La distinción entre lo político y la política articula dos planos diferentes pero conectados de la vida colectiva: el primero designa una condición ontológica -la existencia del antagonismo, la capacidad de constituir a los “otros” como adversarios-; el segundo designa el conjunto de prácticas, instituciones y procedimientos mediante los cuales esos antagonismos son gestionados, canalizados o suprimidos en la vida pública.
Reconocer esta distinción permite diagnosticar riesgos democráticos (despolitización, tecnocracia, autoritarismo) y orientar el diseño institucional hacia la canalización agonística del conflicto.
Lo político es una categoría analítica que apunta a la dimensión constitutiva del antagonismo social -la posibilidad de distinguir amigos y enemigos como forma de definición colectiva-; es, por tanto, una condición permanente en la que se inscriben identidades y pasiones políticas.
La política a su vez constituye el plano de las prácticas institucionales y normativas (partidos, parlamentos, derecho, políticas públicas) que organiza la competición por el poder y trata de gestionar los conflictos sociales para producir decisiones colectivas legítimas. Entre las implicaciones para la vida social y política de una sociedad, los conceptos aludidos suponen los aspectos descritos enseguida.

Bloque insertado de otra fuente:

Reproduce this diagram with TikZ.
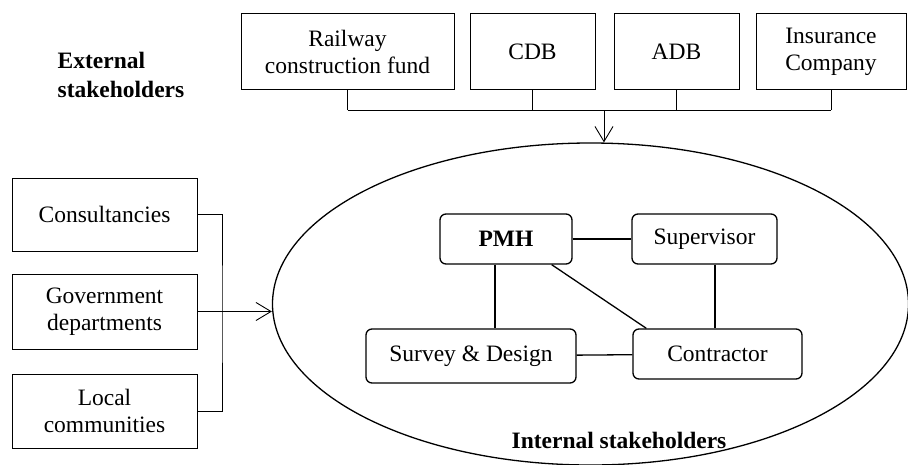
\documentclass[tikz,border=0pt]{standalone}
\usepackage{fontspec}
\setmainfont{Liberation Serif}
\usetikzlibrary{shapes.geometric,arrows.meta}
\begin{document}
\begin{tikzpicture}[x=1pt,y=-1pt,line width=0.9pt,
  font=\fontsize{23.5}{27}\selectfont,
  outbox/.style={draw,rectangle,align=center,inner sep=0pt,minimum height=76pt},
  inbox/.style={draw,rectangle,rounded corners=6pt,line width=1.3pt,inner sep=0pt,minimum height=50pt},
  link/.style={line width=1.3pt},
  tip/.style={-{Straight Barb[length=15pt,width=18pt,line width=0.9pt]}}]
\useasboundingbox (0,0) rectangle (908,464);
\node[ellipse,draw,line width=1.3pt,minimum width=636pt,minimum height=322pt,inner sep=0pt] (inner) at (590.5,304) {};
\node[font=\fontsize{23.5}{29}\selectfont\bfseries,align=left] (ext) at (121,75) {External\\stakeholders};
\node[font=\fontsize{23.5}{27}\selectfont\bfseries] (int) at (619,440) {Internal stakeholders};
\node[outbox,minimum width=213pt] (rail) at (347.5,51.5) {Railway\\construction fund};
\node[outbox,minimum width=125pt] (cdb) at (532.5,51.5) {CDB};
\node[outbox,minimum width=125pt] (adb) at (676.5,51.5) {ADB};
\node[outbox,minimum width=150pt] (ins) at (831,51.5) {Insurance\\Company};
\node[outbox,minimum width=185pt,minimum height=73pt] (cons) at (104.5,214.5) {Consultancies};
\node[outbox,minimum width=185pt,minimum height=75pt] (gov) at (104.5,311.5) {Government\\departments};
\node[outbox,minimum width=185pt,minimum height=74pt] (local) at (104.5,411) {Local\\communities};
\node[inbox,minimum width=132pt,font=\fontsize{23.5}{27}\selectfont\bfseries] (pmh) at (506,239) {PMH};
\node[inbox,minimum width=145pt] (sup) at (704.5,239) {Supervisor};
\node[inbox,minimum width=210pt,minimum height=54pt] (survey) at (471,356) {Survey \& Design};
\node[inbox,minimum width=169pt] (con) at (717.5,354) {Contractor};
\coordinate (bus) at (604,110);
\coordinate (join) at (222,315);
\foreach \n in {rail,cdb,adb,ins} \draw (\n.south) -- (\n.south |- bus);
\draw (rail.south |- bus) -- (ins.south |- bus);
\draw[tip] (bus) -- (bus |- inner.north);
\draw (cons.east) -| (join) |- (local.east);
\draw[tip] (gov.east) -- (gov.east -| inner.west);
\draw[link] (pmh.south -| 495,0) -- (survey.north -| 495,0);
\draw[link] (pmh) -- (sup);
\draw[link] ([xshift=-21pt]pmh.south east) -- ([xshift=14pt]con.north west);
\draw[link] (sup.south -| 715,0) -- (con.north -| 715,0);
\draw[link] (survey) -- (con);
\end{tikzpicture}
\end{document}
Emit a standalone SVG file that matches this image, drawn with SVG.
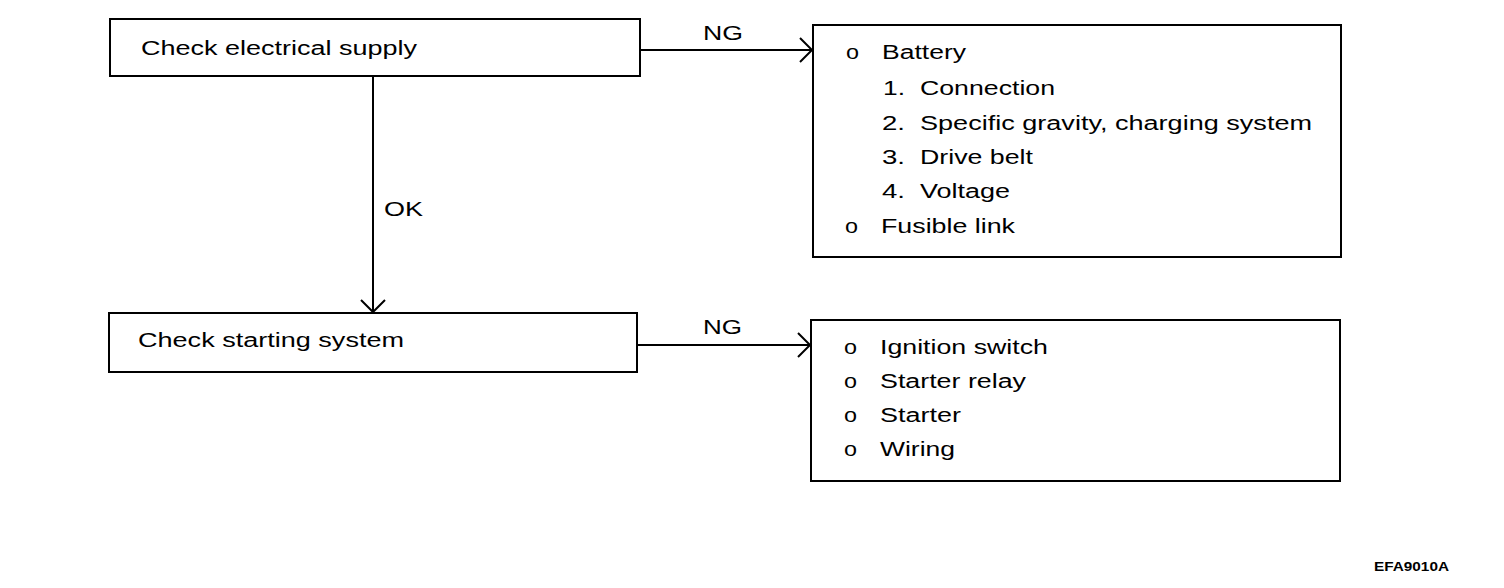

Legitimidad democrática: si se ignora lo político (tratando el conflicto como error técnico) se favorece la gobernanza tecnocrática; decisiones relevantes se adoptan fuera del debate público, erosionando legitimidad y participación. Estudios recientes discuten cómo procesos de “despolitización” operan mediante marcos técnicos que ocultan decisiones con efectos distributivos.

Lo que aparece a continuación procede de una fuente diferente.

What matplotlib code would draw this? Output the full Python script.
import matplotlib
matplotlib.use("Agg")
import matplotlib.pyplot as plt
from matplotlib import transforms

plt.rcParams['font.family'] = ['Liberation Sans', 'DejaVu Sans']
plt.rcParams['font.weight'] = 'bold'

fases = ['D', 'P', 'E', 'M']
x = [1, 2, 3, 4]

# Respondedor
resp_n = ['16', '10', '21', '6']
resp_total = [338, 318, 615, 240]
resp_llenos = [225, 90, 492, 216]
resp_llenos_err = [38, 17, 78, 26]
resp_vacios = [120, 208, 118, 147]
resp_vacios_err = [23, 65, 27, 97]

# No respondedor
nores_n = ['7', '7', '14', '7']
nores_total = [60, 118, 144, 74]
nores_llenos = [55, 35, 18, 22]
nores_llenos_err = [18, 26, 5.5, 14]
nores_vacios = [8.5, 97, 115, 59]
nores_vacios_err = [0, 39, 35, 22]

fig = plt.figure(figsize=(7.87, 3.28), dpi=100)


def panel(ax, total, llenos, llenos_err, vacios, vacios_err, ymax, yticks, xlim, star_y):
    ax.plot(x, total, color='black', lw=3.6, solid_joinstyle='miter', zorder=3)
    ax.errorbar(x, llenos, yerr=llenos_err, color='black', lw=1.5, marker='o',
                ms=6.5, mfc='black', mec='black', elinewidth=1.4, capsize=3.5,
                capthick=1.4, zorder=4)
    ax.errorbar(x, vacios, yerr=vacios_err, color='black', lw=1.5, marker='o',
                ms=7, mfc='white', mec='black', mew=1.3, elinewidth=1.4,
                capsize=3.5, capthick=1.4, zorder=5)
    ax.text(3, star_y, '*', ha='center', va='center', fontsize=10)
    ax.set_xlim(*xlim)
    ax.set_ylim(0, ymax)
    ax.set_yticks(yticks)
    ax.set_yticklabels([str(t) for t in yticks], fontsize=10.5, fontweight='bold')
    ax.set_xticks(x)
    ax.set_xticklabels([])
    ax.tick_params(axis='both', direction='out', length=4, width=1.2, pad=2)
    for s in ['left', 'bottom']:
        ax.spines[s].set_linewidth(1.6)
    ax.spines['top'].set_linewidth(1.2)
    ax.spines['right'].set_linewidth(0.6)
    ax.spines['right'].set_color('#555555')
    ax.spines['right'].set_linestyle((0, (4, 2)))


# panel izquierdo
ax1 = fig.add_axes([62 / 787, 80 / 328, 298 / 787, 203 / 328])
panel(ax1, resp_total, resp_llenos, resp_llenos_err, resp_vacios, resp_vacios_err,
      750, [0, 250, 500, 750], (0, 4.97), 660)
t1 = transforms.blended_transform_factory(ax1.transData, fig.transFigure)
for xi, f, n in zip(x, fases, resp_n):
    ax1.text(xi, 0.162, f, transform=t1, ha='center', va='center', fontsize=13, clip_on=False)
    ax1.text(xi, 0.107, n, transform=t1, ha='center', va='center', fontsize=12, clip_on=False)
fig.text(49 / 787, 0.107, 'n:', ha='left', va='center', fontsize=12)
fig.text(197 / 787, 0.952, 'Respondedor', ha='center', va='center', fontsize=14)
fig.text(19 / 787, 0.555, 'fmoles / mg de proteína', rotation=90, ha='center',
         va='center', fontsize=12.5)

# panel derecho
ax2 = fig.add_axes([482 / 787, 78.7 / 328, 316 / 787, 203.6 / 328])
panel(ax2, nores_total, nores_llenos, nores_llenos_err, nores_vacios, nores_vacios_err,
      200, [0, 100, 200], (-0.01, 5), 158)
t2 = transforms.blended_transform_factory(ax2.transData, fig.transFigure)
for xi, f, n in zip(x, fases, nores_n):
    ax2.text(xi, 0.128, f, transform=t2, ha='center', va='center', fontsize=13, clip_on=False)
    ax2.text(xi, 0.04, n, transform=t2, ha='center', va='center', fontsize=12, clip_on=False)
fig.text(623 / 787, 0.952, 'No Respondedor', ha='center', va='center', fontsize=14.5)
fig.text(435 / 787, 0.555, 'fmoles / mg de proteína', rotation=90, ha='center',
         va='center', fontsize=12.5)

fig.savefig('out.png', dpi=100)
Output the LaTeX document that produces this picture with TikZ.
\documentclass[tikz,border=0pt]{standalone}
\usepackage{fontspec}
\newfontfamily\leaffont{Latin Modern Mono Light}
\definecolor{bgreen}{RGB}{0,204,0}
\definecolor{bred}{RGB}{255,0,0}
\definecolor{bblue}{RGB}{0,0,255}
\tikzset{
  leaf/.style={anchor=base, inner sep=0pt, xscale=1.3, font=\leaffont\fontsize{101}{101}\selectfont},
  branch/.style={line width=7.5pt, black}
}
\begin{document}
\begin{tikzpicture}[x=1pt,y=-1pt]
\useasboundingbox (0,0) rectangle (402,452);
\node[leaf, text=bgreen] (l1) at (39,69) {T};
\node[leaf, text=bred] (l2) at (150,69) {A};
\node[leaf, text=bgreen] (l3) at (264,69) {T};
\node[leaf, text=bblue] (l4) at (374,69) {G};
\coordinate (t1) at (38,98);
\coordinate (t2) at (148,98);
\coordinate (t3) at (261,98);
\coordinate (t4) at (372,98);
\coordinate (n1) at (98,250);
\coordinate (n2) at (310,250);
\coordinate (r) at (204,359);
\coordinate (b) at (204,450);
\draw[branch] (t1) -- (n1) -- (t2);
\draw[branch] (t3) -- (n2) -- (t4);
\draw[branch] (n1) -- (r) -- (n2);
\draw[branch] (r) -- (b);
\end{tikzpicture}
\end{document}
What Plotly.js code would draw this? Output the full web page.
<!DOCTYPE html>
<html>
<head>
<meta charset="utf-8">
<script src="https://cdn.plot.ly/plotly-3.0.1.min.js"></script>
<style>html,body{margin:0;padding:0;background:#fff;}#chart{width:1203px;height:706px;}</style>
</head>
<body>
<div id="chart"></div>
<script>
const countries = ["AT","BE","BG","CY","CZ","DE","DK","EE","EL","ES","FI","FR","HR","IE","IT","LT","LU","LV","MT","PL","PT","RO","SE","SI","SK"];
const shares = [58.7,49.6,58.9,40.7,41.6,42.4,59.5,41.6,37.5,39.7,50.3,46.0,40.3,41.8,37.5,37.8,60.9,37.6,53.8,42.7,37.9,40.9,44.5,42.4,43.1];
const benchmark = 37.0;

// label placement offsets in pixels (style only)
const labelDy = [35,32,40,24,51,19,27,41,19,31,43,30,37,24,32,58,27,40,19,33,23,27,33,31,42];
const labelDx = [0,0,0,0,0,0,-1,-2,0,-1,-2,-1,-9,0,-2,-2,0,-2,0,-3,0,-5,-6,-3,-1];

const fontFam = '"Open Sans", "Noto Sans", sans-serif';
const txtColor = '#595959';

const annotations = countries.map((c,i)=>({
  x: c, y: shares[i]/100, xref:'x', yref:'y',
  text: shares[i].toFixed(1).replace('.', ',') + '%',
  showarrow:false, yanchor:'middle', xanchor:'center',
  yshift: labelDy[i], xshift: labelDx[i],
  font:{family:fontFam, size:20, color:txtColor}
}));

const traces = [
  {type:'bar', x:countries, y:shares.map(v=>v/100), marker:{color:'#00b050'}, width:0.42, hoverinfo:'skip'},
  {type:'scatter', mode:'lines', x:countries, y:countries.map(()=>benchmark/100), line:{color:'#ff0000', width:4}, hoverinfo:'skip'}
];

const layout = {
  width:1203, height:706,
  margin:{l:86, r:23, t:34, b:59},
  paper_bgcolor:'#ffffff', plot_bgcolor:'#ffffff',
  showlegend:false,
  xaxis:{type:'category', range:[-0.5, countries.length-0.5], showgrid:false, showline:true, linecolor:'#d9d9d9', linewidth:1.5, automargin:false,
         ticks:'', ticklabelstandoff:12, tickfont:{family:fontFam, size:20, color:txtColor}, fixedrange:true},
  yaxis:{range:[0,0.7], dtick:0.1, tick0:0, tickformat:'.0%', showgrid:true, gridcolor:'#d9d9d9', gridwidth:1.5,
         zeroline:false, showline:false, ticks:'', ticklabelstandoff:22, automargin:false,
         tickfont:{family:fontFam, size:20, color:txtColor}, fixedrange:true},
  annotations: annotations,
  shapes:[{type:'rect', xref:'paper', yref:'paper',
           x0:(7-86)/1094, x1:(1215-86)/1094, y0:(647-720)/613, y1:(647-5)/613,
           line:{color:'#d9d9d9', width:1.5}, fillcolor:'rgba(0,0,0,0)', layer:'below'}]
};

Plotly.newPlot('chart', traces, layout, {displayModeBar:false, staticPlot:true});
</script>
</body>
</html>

Diseño institucional: reconocer lo político exige instituciones que canalicen el conflicto (sistemas electorales competitivos, garantías de libertad pública, tribunales autónomos, espacios deliberativos). El objetivo no es suprimir el conflicto, sino encauzarlo en formas no violentas y políticamente visibles.

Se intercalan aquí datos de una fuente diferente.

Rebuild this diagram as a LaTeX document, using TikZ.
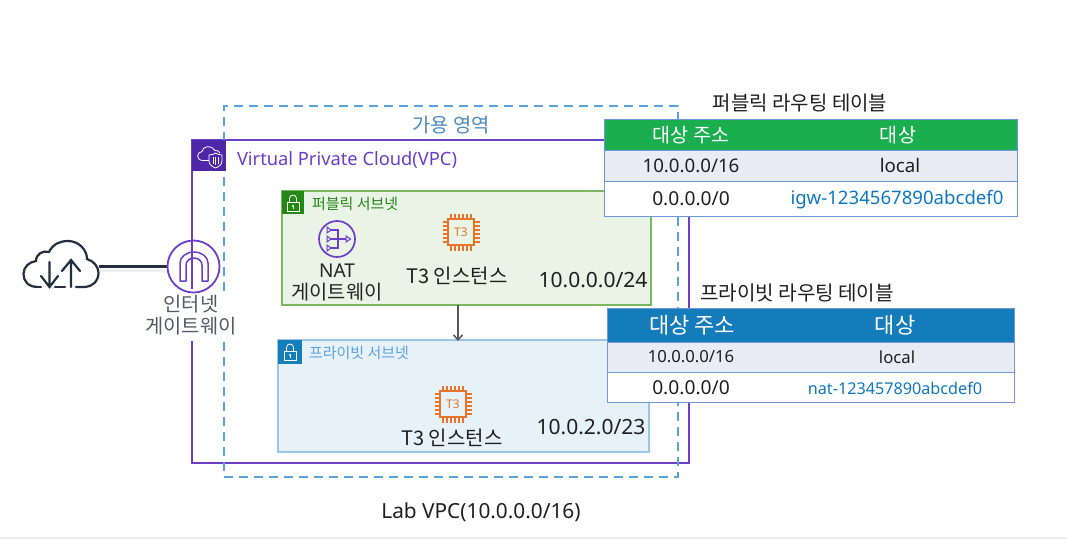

Cultura cívica y espacio público: cuando el espacio público se reduce (medios colonizados por intereses privados, presión tecnocrática, criminalización del adversario), la capacidad de acción colectiva y la pluralidad se ven vulneradas; la política se empobrece a favor de decisiones administrativas o gerenciales.
Riesgos de polarización y autoritarismo: una comprensión reductiva de lo político -como enemistad absoluta- puede justificar la exclusión y la violencia; por el contrario, la institucionalización agonística limita la radicalización y preserva condiciones mínimas de convivencia democrática. Entre las consecuencias prácticas y recomendaciones ligadas a los dos términos destacan:
Preservar y ampliar espacios públicos de deliberación: medios pluralistas, foros ciudadanos, parlamento abierto. Diseñar reglas que permitan competencia conflictiva pero regulada: transparencia, control ciudadano, independencia judicial, regulación del financiamiento político.
Evitar la tecnocracia como sustituto de la deliberación política: los marcos técnicos deben complementarse con mecanismos de rendición de cuentas democrática y participación pública.
De lo anterior se puede concluir que en sociedades con un bajo nivel de cultura política no se hace ninguna diferenciación entre los conceptos aludidos; sin embargo, la distinción entre lo político y la política no es mero juego terminológico académico: orienta diagnósticos (¿estamos ante despolitización o agonismo regulado?) y diseños institucionales.
Una democracia estable exige reconocer la inevitabilidad del conflicto (lo político) y, simultáneamente, construir prácticas e instituciones (la política) que permitan su expresión plural y no destructiva. La tarea normativa consiste en transformar antagonismo en agonismo institucionalizado y recrear espacios públicos donde la acción colectiva sea posible y legítima.